House Minority Leader Kevin McCarthy (R-CA) outlined his convoluted position on how to deal with President Trump a week after insurrectionist violence left five people dead after Trump’s supporters stormed the U.S. Capitol.
McCarthy said on Wednesday that while he did not believe President Donald Trump should be impeached with just a week left in his term, he did believe that the President was responsible for the violent mob attack on the Capitol last week.
“I believe impeaching the President in such a short time frame would be a mistake,” McCarthy said on the House floor.
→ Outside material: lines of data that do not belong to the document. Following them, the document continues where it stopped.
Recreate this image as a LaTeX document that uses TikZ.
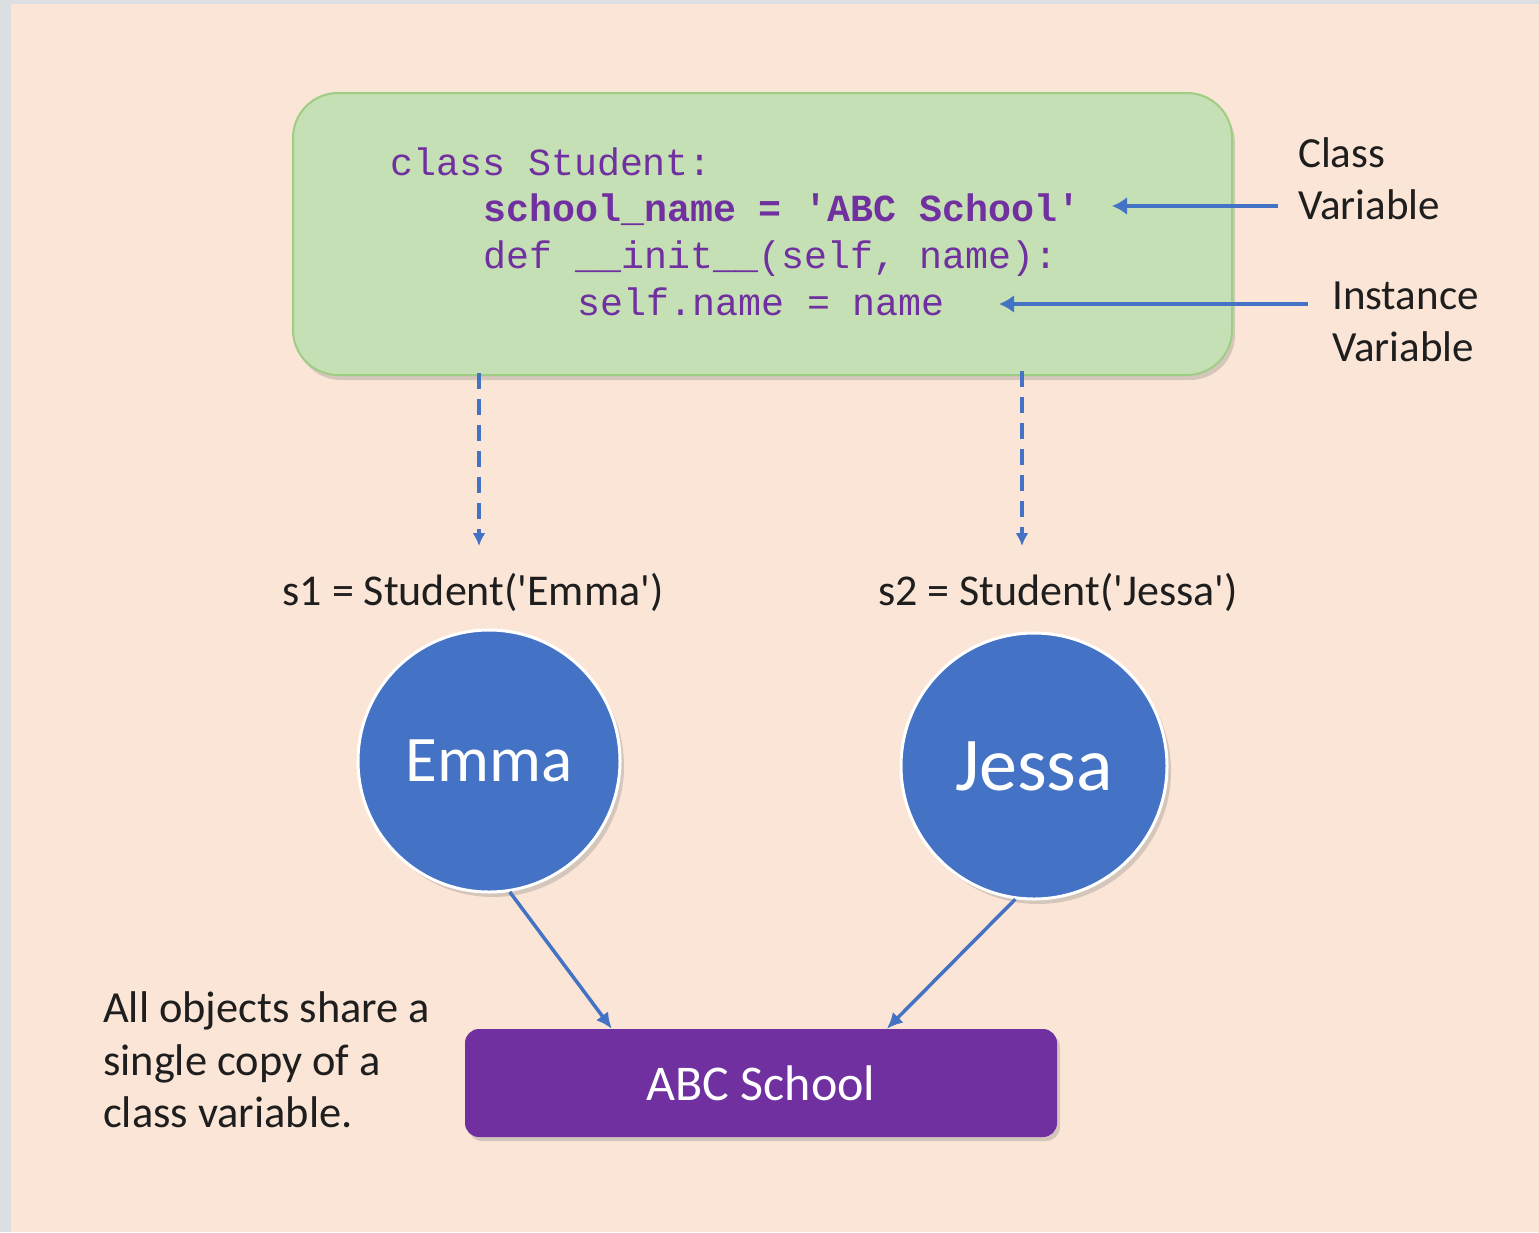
\documentclass[tikz,border=0pt]{standalone}
\usepackage{fontspec}
\setmainfont{Carlito}
\newfontfamily\codefont{Liberation Mono}
\usetikzlibrary{shadows,arrows.meta}
\definecolor{bgpeach}{HTML}{FBE5D6}
\definecolor{bggray}{HTML}{DCDFE1}
\definecolor{codegreen}{HTML}{C5E0B4}
\definecolor{codeedge}{HTML}{9FCD84}
\definecolor{codepurple}{HTML}{7030A0}
\definecolor{objblue}{HTML}{4472C4}
\definecolor{textdark}{HTML}{1E1E1E}
\tikzset{
  codebox/.style={draw=codeedge, line width=2pt, fill=codegreen, rounded corners=45pt,
    minimum width=939pt, minimum height=282pt, inner sep=0pt,
    drop shadow={shadow xshift=3pt, shadow yshift=-5pt, opacity=0.3}},
  codeline/.style={anchor=base west, inner sep=0pt, text=codepurple,
    font=\codefont\fontsize{38.3}{46}\selectfont},
  lbl/.style={anchor=west, align=left, inner sep=0pt, text=textdark,
    font=\fontsize{43}{52}\selectfont},
  objlbl/.style={inner sep=0pt, text=textdark, font=\fontsize{44}{52}\selectfont},
  obj/.style={circle, fill=objblue, draw=white, line width=3pt, text=white, inner sep=0pt,
    drop shadow={shadow xshift=4pt, shadow yshift=-5pt, opacity=0.3}},
  schoolbox/.style={fill=codepurple, rounded corners=14pt, minimum width=592pt, minimum height=108pt,
    inner sep=0pt, text=white, font=\fontsize{50}{56}\selectfont,
    drop shadow={shadow xshift=3pt, shadow yshift=-4pt, opacity=0.3}},
  ptr/.style={draw=objblue, line width=4.5pt, -{Latex[length=15pt,width=18pt]}},
  dashptr/.style={draw=objblue, line width=3.5pt, dash pattern=on 16pt off 10pt, -{Latex[length=13pt,width=13pt]}},
  objptr/.style={draw=objblue, line width=3.5pt, -{Latex[length=16pt,width=15pt]}}
}
\begin{document}
\begin{tikzpicture}[x=1pt,y=-1pt]
\useasboundingbox (0,0) rectangle (1539,1232);
\fill[bggray] (0,0) rectangle (1539,1232);
\fill[bgpeach] (11,4) rectangle (1539,1232);

% class box
\node[codebox] (cls) at (762.5,234) {};
\node[codeline] (l1) at (390,175) {class Student:};
\node[codeline, font=\codefont\bfseries\fontsize{38.3}{46}\selectfont] (l2) at (483,221) {school\_name = \textquotesingle ABC School\textquotesingle};
\node[codeline] (l3) at (483,268) {def \_\_init\_\_(self, name):};
\node[codeline] (l4) at (577,315) {self.name = name};

% side labels
\node[lbl] (cv) at (1298,179) {Class\\Variable};
\node[lbl] (iv) at (1332,322) {Instance\\Variable};
\coordinate (cvtail) at (1278,206);
\coordinate (cvhead) at (1112,206);
\coordinate (ivtail) at (1308,304);
\coordinate (ivhead) at (999,304);
\draw[ptr] (cvtail) -- (cvhead);
\draw[ptr] (ivtail) -- (ivhead);

% object labels
\node[objlbl] (s1) at (473,592) {s1 = Student(\textquotesingle Emma\textquotesingle)};
\node[objlbl] (s2) at (1058,592) {s2 = Student(\textquotesingle Jessa\textquotesingle)};
\coordinate (d1a) at (479,373);
\coordinate (d1b) at (479,546);
\coordinate (d2a) at (1022,371);
\coordinate (d2b) at (1022,546);
\draw[dashptr] (d1a) -- (d1b);
\draw[dashptr] (d2a) -- (d2b);

% objects
\node[obj, minimum size=262pt, font=\fontsize{65}{70}\selectfont] (emma) at (489,761) {Emma};
\node[obj, minimum size=266pt, font=\fontsize{76}{80}\selectfont] (jessa) at (1034,766) {Jessa};

% shared class variable
\node[schoolbox] (school) at (761,1083) {ABC School};
\draw[objptr] (emma.-81) -- ([xshift=147pt]school.north west);
\draw[objptr] (jessa.-98) -- ([xshift=422pt]school.north west);

\node[lbl, font=\fontsize{44.4}{52.5}\selectfont] (note) at (103,1060) {All objects share a\\single copy of a\\class variable.};
\end{tikzpicture}
\end{document}
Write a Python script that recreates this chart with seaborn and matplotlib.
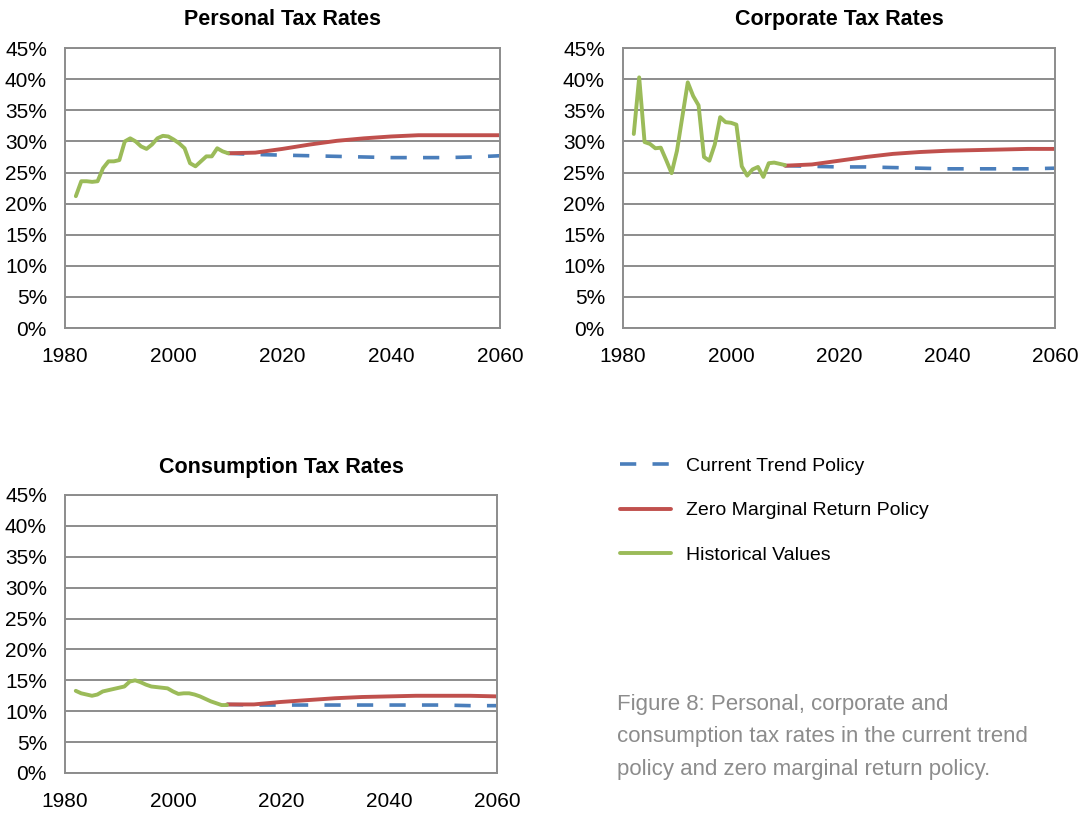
import matplotlib
matplotlib.use("Agg")
import matplotlib.pyplot as plt
import matplotlib.ticker as mticker
import pandas as pd
import seaborn as sns

# ---- data ----
hist_years = list(range(1982, 2011))
personal_hist = [21.2, 23.6, 23.6, 23.5, 23.6, 25.7, 26.8, 26.8, 27.0, 30.0,
                 30.5, 30.0, 29.2, 28.8, 29.5, 30.5, 30.9, 30.8, 30.3, 29.7,
                 28.9, 26.5, 26.0, 26.8, 27.6, 27.6, 28.9, 28.4, 28.1]
corporate_hist = [31.2, 40.3, 29.9, 29.6, 28.9, 29.0, 27.0, 24.9, 28.5, 34.0,
                  39.5, 37.3, 35.8, 27.5, 26.9, 29.5, 33.9, 33.1, 33.0, 32.7,
                  26.0, 24.5, 25.5, 25.9, 24.3, 26.5, 26.6, 26.4, 26.2]
consumption_hist = [13.3, 12.9, 12.7, 12.5, 12.7, 13.2, 13.4, 13.6, 13.8, 14.0,
                    14.8, 15.0, 14.7, 14.3, 14.0, 13.9, 13.8, 13.7, 13.2, 12.8,
                    12.9, 12.9, 12.7, 12.4, 12.0, 11.6, 11.3, 11.0, 11.0]

proj_years = [2010, 2015, 2020, 2025, 2030, 2035, 2040, 2045, 2050, 2055, 2060]
personal_trend = [28.1, 27.9, 27.8, 27.7, 27.6, 27.5, 27.4, 27.4, 27.4, 27.5, 27.7]
personal_zmr = [28.1, 28.2, 28.8, 29.5, 30.1, 30.5, 30.8, 31.0, 31.0, 31.0, 31.0]
corporate_trend = [26.1, 26.0, 25.9, 25.9, 25.8, 25.7, 25.6, 25.6, 25.6, 25.6, 25.7]
corporate_zmr = [26.1, 26.3, 26.9, 27.5, 28.0, 28.3, 28.5, 28.6, 28.7, 28.8, 28.8]
consumption_trend = [11.1, 11.0, 11.0, 11.0, 11.0, 11.0, 11.0, 11.0, 11.0, 10.9, 10.9]
consumption_zmr = [11.1, 11.1, 11.5, 11.8, 12.1, 12.3, 12.4, 12.5, 12.5, 12.5, 12.4]

titles = ["Personal Tax Rates", "Corporate Tax Rates", "Consumption Tax Rates"]
series_labels = ["Current Trend Policy", "Zero Marginal Return Policy", "Historical Values"]

BLUE = "#4a7ebb"
RED = "#c0504d"
GREEN = "#9bbb59"
GRID = "#8c8c8c"

sns.set_style("white")
plt.rcParams["font.family"] = ["Liberation Sans", "DejaVu Sans"]
plt.rcParams["text.color"] = "black"
NARROW = ["Liberation Sans Narrow", "Liberation Sans", "DejaVu Sans"]

fig = plt.figure(figsize=(10.81, 8.16), dpi=100)
axes = [
    fig.add_axes([0.0601, 0.598, 0.4024, 0.343]),
    fig.add_axes([0.5763, 0.598, 0.3996, 0.343]),
    fig.add_axes([0.0601, 0.0527, 0.3996, 0.3407]),
]
title_pads = [17, 17, 16]

panels = [
    (personal_hist, personal_trend, personal_zmr),
    (corporate_hist, corporate_trend, corporate_zmr),
    (consumption_hist, consumption_trend, consumption_zmr),
]

for ax, title, pad, (hist, trend, zmr) in zip(axes, titles, title_pads, panels):
    proj = pd.DataFrame({"year": proj_years, "trend": trend, "zmr": zmr})
    hdf = pd.DataFrame({"year": hist_years, "value": hist})
    sns.lineplot(data=proj, x="year", y="trend", ax=ax, color=BLUE, lw=2.6,
                 label=series_labels[0])
    ax.lines[-1].set_dashes((4.5, 4.5))
    sns.lineplot(data=proj, x="year", y="zmr", ax=ax, color=RED, lw=2.8,
                 label=series_labels[1])
    sns.lineplot(data=hdf, x="year", y="value", ax=ax, color=GREEN, lw=2.8,
                 label=series_labels[2])
    ax.get_legend().remove()

    ax.set_xlim(1980, 2060)
    ax.set_ylim(0, 45)
    ax.set_xticks([1980, 2000, 2020, 2040, 2060])
    ax.set_yticks(range(0, 46, 5))
    ax.yaxis.set_major_formatter(mticker.FuncFormatter(lambda v, p: f"{int(v)}%"))
    ax.set_xlabel("")
    ax.set_ylabel("")
    ax.grid(axis="y", color=GRID, lw=1.4)
    ax.set_axisbelow(True)
    for s in ax.spines.values():
        s.set_color(GRID)
        s.set_linewidth(1.4)
    ax.tick_params(axis="both", labelsize=15, colors="black", length=5,
                   width=1.2, direction="out")
    ax.tick_params(axis="y", pad=8)
    ax.tick_params(axis="x", pad=9)
    for t in ax.get_xticklines() + ax.get_yticklines():
        t.set_color(GRID)
    ax.set_title(title, fontsize=15.5, fontweight="bold", family=NARROW,
                 color="black", pad=pad)

handles, labels = axes[0].get_legend_handles_labels()
fig.legend(handles, labels, loc="upper left", bbox_to_anchor=(0.5735, 0.44),
           frameon=False, prop={"family": NARROW, "size": 14},
           handlelength=2.6, handletextpad=0.8, labelspacing=1.4,
           borderpad=0, borderaxespad=0)

fig.text(0.5708, 0.150,
         "Figure 8: Personal, corporate and\n"
         "consumption tax rates in the current trend\n"
         "policy and zero marginal return policy.",
         ha="left", va="top", fontsize=16, color="#8c8c8c", linespacing=1.72)

fig.savefig("out.png", dpi=100)
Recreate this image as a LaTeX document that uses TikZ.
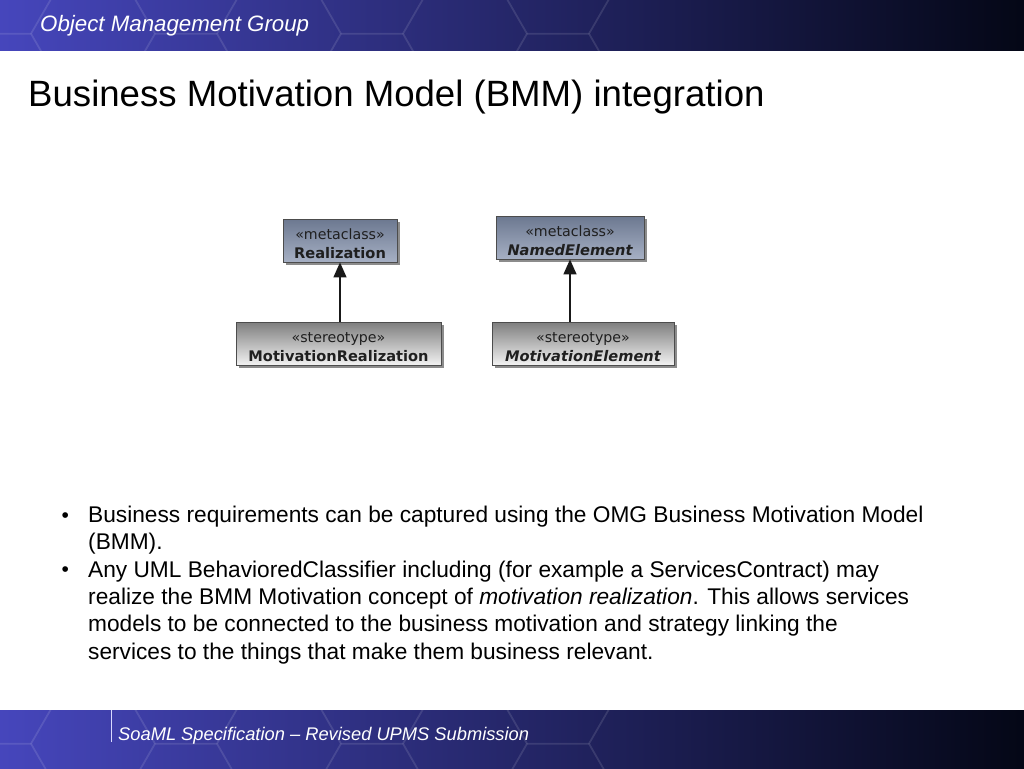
\documentclass[tikz,border=0pt]{standalone}
\usepackage{fontspec}
\setmainfont{Liberation Sans}
\newfontfamily\umlfont{DejaVu Sans}
\usetikzlibrary{arrows.meta,shadows,calc}
\definecolor{bandL}{HTML}{4646BC}
\definecolor{bandM}{HTML}{20266F}
\definecolor{bandR}{HTML}{040716}
\definecolor{metaTop}{HTML}{6C7890}
\definecolor{metaBot}{HTML}{A6B0C4}
\definecolor{stTop}{HTML}{7E7E7E}
\definecolor{stBot}{HTML}{F2F2F2}
\newcommand{\bodyfont}{\fontsize{22.7}{27.3}\selectfont}
\newcommand{\topstrut}{\rule{0pt}{17pt}}
\newcommand{\honeycomb}[2]{%
  \begin{scope}
    \clip (0,#1) rectangle (680,#2);
    \foreach \i in {-1,...,7}{
      \foreach \j in {-1,0,1}{
        \pgfmathsetmacro\cx{\i*93}
        \pgfmathsetmacro\cy{#1+\j*107.4+mod(\i+2,2)*53.7-20}
        \draw[white,opacity=0.06,line width=1.8]
          (\cx,\cy) +(0:62) -- +(60:62) -- +(120:62) -- +(180:62)
          -- +(240:62) -- +(300:62) -- cycle;
      }
    }
  \end{scope}}
\begin{document}
\begin{tikzpicture}[x=1pt,y=-1pt,
  umlbox/.style={draw=black!70, line width=0.8pt, minimum height=43pt,
    inner sep=0pt, align=center, font=\umlfont\fontsize{14.2}{18.5}\selectfont,
    text=black!88,
    drop shadow={shadow xshift=3pt, shadow yshift=-3pt, opacity=0.45, fill=black}},
  metabox/.style={umlbox, top color=metaTop, bottom color=metaBot},
  stbox/.style={umlbox, top color=stTop, bottom color=stBot},
  gen/.style={draw=black!90, line width=1.3pt, -{Triangle[width=13pt,length=15pt]}},
  plain/.style={anchor=base west, inner sep=0pt}
]
\useasboundingbox (0,0) rectangle (1024,768);
\fill[white] (0,0) rectangle (1024,768);
% header band
\shade[left color=bandL, middle color=bandM, right color=bandR] (0,0) rectangle (1024,51);
\honeycomb{0}{51}
% footer band
\shade[left color=bandL, middle color=bandM, right color=bandR] (0,710) rectangle (1024,768);
\honeycomb{710}{768}
\draw[white!85!blue, line width=1pt] (111,710) -- (111,742);

\node[plain, text=white, font=\fontsize{22.3}{26}\selectfont\itshape] (hdr) at (40,32) {Object Management Group};
\node[plain, text=white, font=\fontsize{18.3}{22}\selectfont\itshape] (ftr) at (118,740) {SoaML Specification – Revised UPMS Submission};

\node[plain, font=\fontsize{36.6}{44}\selectfont] (title) at (28,106) {Business Motivation Model (BMM) integration};

% diagram
\node[metabox, minimum width=114pt] (real) at (340,240.5)
  {\topstrut«metaclass»\\{\fontsize{14.6}{18.5}\selectfont\bfseries Realization}};
\node[metabox, minimum width=148pt] (named) at (570,237.5)
  {\topstrut«metaclass»\\{\fontsize{14.6}{18.5}\selectfont\bfseries\itshape NamedElement}};
\node[stbox, minimum width=205pt] (mreal) at (338.5,343.5)
  {\topstrut«stereotype»\\{\fontsize{14.6}{18.5}\selectfont\bfseries MotivationRealization}};
\node[stbox, minimum width=182pt] (melem) at (583,343.5)
  {\topstrut«stereotype»\\{\fontsize{14.6}{18.5}\selectfont\bfseries\itshape MotivationElement}};

\draw[gen] (mreal.north -| real.south) -- (real.south);
\draw[gen] (melem.north -| named.south) -- (named.south);

% bullets
\node[plain, font=\fontsize{21}{24}\selectfont] (d1) at (61.5,522) {•};
\node[plain, font=\bodyfont] (b1) at (88,522.5) {\parbox[t]{920pt}{Business requirements can be captured using the OMG Business Motivation Model\\(BMM).}};
\node[plain, font=\fontsize{21}{24}\selectfont] (d2) at (61.5,576.6) {•};
\node[plain, font=\bodyfont] (b2) at (88,577.1) {\parbox[t]{920pt}{Any UML BehavioredClassifier including (for example a ServicesContract) may\\realize the BMM Motivation concept of \textit{motivation realization}. This allows services\\models to be connected to the business motivation and strategy linking the\\services to the things that make them business relevant.}};
\end{tikzpicture}
\end{document}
“No investigations have been completed,” the top House Republican added. “No hearings have been held. What’s more, the Senate has confirmed that no trial will begin until after President-elect Biden is sworn in. But here is what a vote to impeach would do: A vote to impeach will further divide the nation. A vote to impeach will further fan the flames of partisan division.”
Just days after the November election, McCarthy tweeted that Republicans would not back down from “battle.”
Far from over. Republicans will not back down from this battle.
— Kevin McCarthy (@GOPLeader) November 6, 2020
And even after the deadly violence at the Capitol last week, McCarthy joined a majority of his House GOP colleagues to reject the Electoral College votes from Arizona and Pennsylvania.
McCarthy was clear, however, in pinning responsibility for the attack on Trump.
“The President bears responsibility for Wednesday’s attack on Congress by mob rioters,” McCarthy said. “He should have immediately denounced the mob when he saw what was unfolding. These facts require immediate actions by President Trump: accept his share of responsibility, quell the brewing unrest and ensure President-elect Biden is able to successfully begin his term.”
McCarthy also said Antifa was not to blame for the violence, as some on the right have claimed in recent days.
The comments echoed similar sentiments offered by other Republican lawmakers who have pushed back on an effort led by House Democrats to impeach President Trump after Vice President Mike Pence rejected a call to invoke the 25th amendment to remove the president from office after he used a rally speech last Wednesday to fuel an attack by his supporters on the U.S. Capitol where Congress met for a joint session to reaffirm Joe Biden’s electoral victory.
McCarthy’s plea against impeachment as the right course of action comes after at least six House Republicans on Tuesday said they planned to back the article of impeachment against Trump on the basis of “incitement of insurrection.” Additional reporting also suggested that Senate Majority Leader Mitch McConnell (R-KY), who delivered a blistering rebuke of the President’s anti-democratic effort last week, had an appetite for impeachment.